首先是CA注意力机制的源代码,如下所示:
import datetime
import os
import numpy as np
import torch
import torch.backends.cudnn as cudnn
import torch.distributed as dist
import torch.nn as nn
import torch.optim as optim
class CA_Block(nn.Module):
def __init__(self, channel, reduction=16):
super(CA_Block, self).__init__()
self.conv_1x1 = nn.Conv2d(in_channels=channel, out_channels=channel // reduction, kernel_size=1, stride=1,
bias=False)
self.relu = nn.ReLU()
self.bn = nn.BatchNorm2d(channel // reduction)
self.F_h = nn.Conv2d(in_channels=channel // reduction, out_channels=channel, kernel_size=1, stride=1,
bias=False)
self.F_w = nn.Conv2d(in_channels=channel // reduction, out_channels=channel, kernel_size=1, stride=1,
bias=False)
self.sigmoid_h = nn.Sigmoid()
self.sigmoid_w = nn.Sigmoid()
def forward(self, x):
_, _, h, w = x.size()
x_h = torch.mean(x, dim=3, keepdim=True).permute(0, 1, 3, 2)
x_w = torch.mean(x, dim=2, keepdim=True)
x_cat_conv_relu = self.relu(self.bn(self.conv_1x1(torch.cat((x_h, x_w), 3))))
x_cat_conv_split_h, x_cat_conv_split_w = x_cat_conv_relu.split([h, w], 3)
s_h = self.sigmoid_h(self.F_h(x_cat_conv_split_h.permute(0, 1, 3, 2)))
s_w = self.sigmoid_w(self.F_w(x_cat_conv_split_w))

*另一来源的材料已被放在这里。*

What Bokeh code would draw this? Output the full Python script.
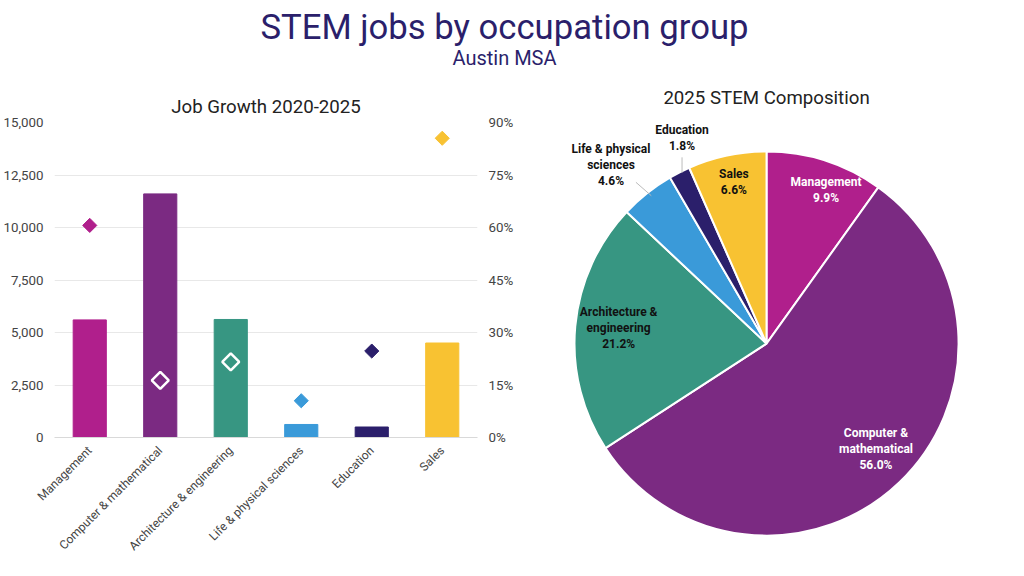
import math
from bokeh.plotting import figure
from bokeh.layouts import column, row
from bokeh.models import ColumnDataSource, FactorRange, Range1d, LinearAxis, FixedTicker, NumeralTickFormatter
from bokeh.core.properties import value
from bokeh.embed import file_html
from bokeh.resources import INLINE

FONT = "Roboto"

groups = ["Management", "Computer & mathematical", "Architecture & engineering",
          "Life & physical sciences", "Education", "Sales"]
colors = ["#B01F8C", "#7B2A82", "#379682", "#3A9AD9", "#2B1F6B", "#F8C232"]
job_growth = [5600, 11600, 5620, 620, 500, 4500]
pct_growth = [0.606, 0.163, 0.216, 0.105, 0.247, 0.855]
hollow = [False, True, True, False, False, False]

pie_labels = ["Management\n9.9%", "Computer &\nmathematical\n56.0%", "Architecture &\nengineering\n21.2%",
              "Life & physical\nsciences\n4.6%", "Education\n1.8%", "Sales\n6.6%"]
pie_share = [9.9, 56.0, 21.2, 4.6, 1.8, 6.6]
label_col = ["white", "white", "#111111", "#111111", "#111111", "#111111"]

# label anchors (layout, pie radius = 1)
LABEL_X = [0.31, 0.57, -0.77, -0.81, -0.44, -0.17]
LABEL_Y = [0.80, -0.55, 0.08, 0.93, 1.07, 0.84]
LEADER = dict(x0=[-0.68, -0.44], y0=[0.84, 0.97], x1=[-0.60, -0.44], y1=[0.77, 0.89])

# header
h = figure(width=1008, height=72, x_range=(0, 1), y_range=(0, 1), toolbar_location=None,
           output_backend="svg", min_border=0)
h.axis.visible = False
h.grid.visible = False
h.outline_line_color = None
h.text([0.5], [0.63], text=["STEM jobs by occupation group"], text_align="center", text_baseline="middle",
       text_font=value(FONT), text_font_size="26pt", text_color="#2B1F6B")
h.text([0.5], [0.2], text=["Austin MSA"], text_align="center", text_baseline="middle",
       text_font=value(FONT), text_font_size="15pt", text_color="#2B1F6B")

# bar chart
src = ColumnDataSource(dict(g=groups, v=job_growth, p=pct_growth, c=colors))
b = figure(width=516, height=488, x_range=FactorRange(*groups), y_range=Range1d(0, 15000),
           toolbar_location=None, output_backend="svg", title="Job Growth 2020-2025",
           min_border_left=47, min_border_right=10, min_border_bottom=10, min_border_top=50)
b.title.align = "center"
b.title.text_font = FONT
b.title.text_font_size = "14pt"
b.title.text_font_style = "normal"
b.title.text_color = "#222222"
b.extra_y_ranges = {"pct": Range1d(0, 0.9)}
b.vbar(x="g", top="v", width=0.47, color="c", source=src)
solid = [i for i in range(6) if not hollow[i]]
hol = [i for i in range(6) if hollow[i]]
b.scatter([groups[i] for i in solid], [pct_growth[i] for i in solid], y_range_name="pct", marker="square",
          size=10, angle=math.pi / 4, color=[colors[i] for i in solid])
b.scatter([groups[i] for i in hol], [pct_growth[i] for i in hol], y_range_name="pct", marker="square",
          size=12, angle=math.pi / 4, fill_color=None, line_color="white", line_width=2.5)
ra = LinearAxis(y_range_name="pct", ticker=FixedTicker(ticks=[0, .15, .3, .45, .6, .75, .9]),
                formatter=NumeralTickFormatter(format="0%"))
b.add_layout(ra, "right")
b.yaxis[0].ticker = FixedTicker(ticks=[0, 2500, 5000, 7500, 10000, 12500, 15000])
b.yaxis[0].formatter = NumeralTickFormatter(format="0,0")
for ax in b.yaxis:
    ax.axis_line_color = None
    ax.major_tick_line_color = None
    ax.minor_tick_line_color = None
for ax in b.axis:
    ax.major_label_text_font = FONT
    ax.major_label_text_font_size = "10pt"
    ax.major_label_text_color = "#444444"
b.xaxis.major_label_text_font_size = "9pt"
b.xaxis.major_label_orientation = math.pi / 4
b.xaxis.axis_line_color = "#D9D9D9"
b.xaxis.major_tick_line_color = None
b.xgrid.visible = False
b.ygrid.grid_line_color = "#E8E8E8"
b.outline_line_color = None
b.x_range.range_padding = 0.0

# pie
pp = figure(width=492, height=488, x_range=(-1.302, 1.26), y_range=(-1.13, 1.412), toolbar_location=None,
            output_backend="svg", min_border=0)
pp.axis.visible = False
pp.grid.visible = False
pp.outline_line_color = None
total = sum(pie_share)
starts, ends = [], []
a = math.pi / 2
for s in pie_share:
    e = a - 2 * math.pi * s / total
    starts.append(e)
    ends.append(a)
    a = e
pp.wedge(x=0, y=0, radius=1, start_angle=starts, end_angle=ends, fill_color=colors,
         line_color="white", line_width=2)
pp.segment(line_color="#BBBBBB", **LEADER)
pp.text(LABEL_X, LABEL_Y, text=pie_labels, text_align="center", text_baseline="middle", text_color=label_col,
        text_font=value(FONT), text_font_size="9pt", text_font_style="bold", text_line_height=1.15)
pp.text([0.0], [1.28], text=["2025 STEM Composition"], text_align="center", text_baseline="middle",
        text_font=value(FONT), text_font_size="14pt", text_color="#222222")

layout = column(h, row(column(b), column(pp)))
open("out.html", "w").write(file_html(layout, INLINE))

out = x * s_h.expand_as(x) * s_w.expand_as(x)
return out
这里的channel指的是输入通道数量,这里一定要注意和上一层网络的输出对应!
然后我们找到nets里的yolo.py文件,并找到yolobody
在这下面我们定义两个通道数分别为512和1024的注意力机制:
self.CA_Blocks_512 = CA_Block(512)
self.CA_Blocks_1024 = CA_Block(1024)
ps:这里是因为在yolov7的backbone中,输出的特征图为三个,这三个特征图的通道分别为:512,512,1024,所以我们只需要定义两个模块即可。
之后在forward前向计算中,将模块加入:
def forward(self, x):
# backbone
feat1, feat2, feat3 = self.backbone.forward(x)
feat1 = self.CA_Blocks_512(feat1) # 我添加的CA注意力模块
feat2 = self.CA_Blocks_1024(feat2)# 我添加的CA注意力模块
#------------------------加强特征提取网络------------------------#
# 20, 20, 1024 => 20, 20, 512
P5 = self.sppcspc(feat3)
P5 = self.CA_Blocks_512(P5)# 我添加的CA注意力模块
# 20, 20, 512 => 20, 20, 256
P5_conv = self.conv_for_P5(P5)
# 20, 20, 256 => 40, 40, 256
P5_upsample = self.upsample(P5_conv)
# 40, 40, 256 cat 40, 40, 256 => 40, 40, 512
P4 = torch.cat([self.conv_for_feat2(feat2), P5_upsample], 1)
# 40, 40, 512 => 40, 40, 256
P4 = self.conv3_for_upsample1(P4)
(后面的没有粘上,读者自行对比),这样就可以训练了。
结果如下:
训练次数2000轮,加入CA注意力机制后的mAP增长了3%,效果还算不错。
当然如果读者感兴趣可以将CA添加在backbone或者其他地方试试看,也许会有不同的效果。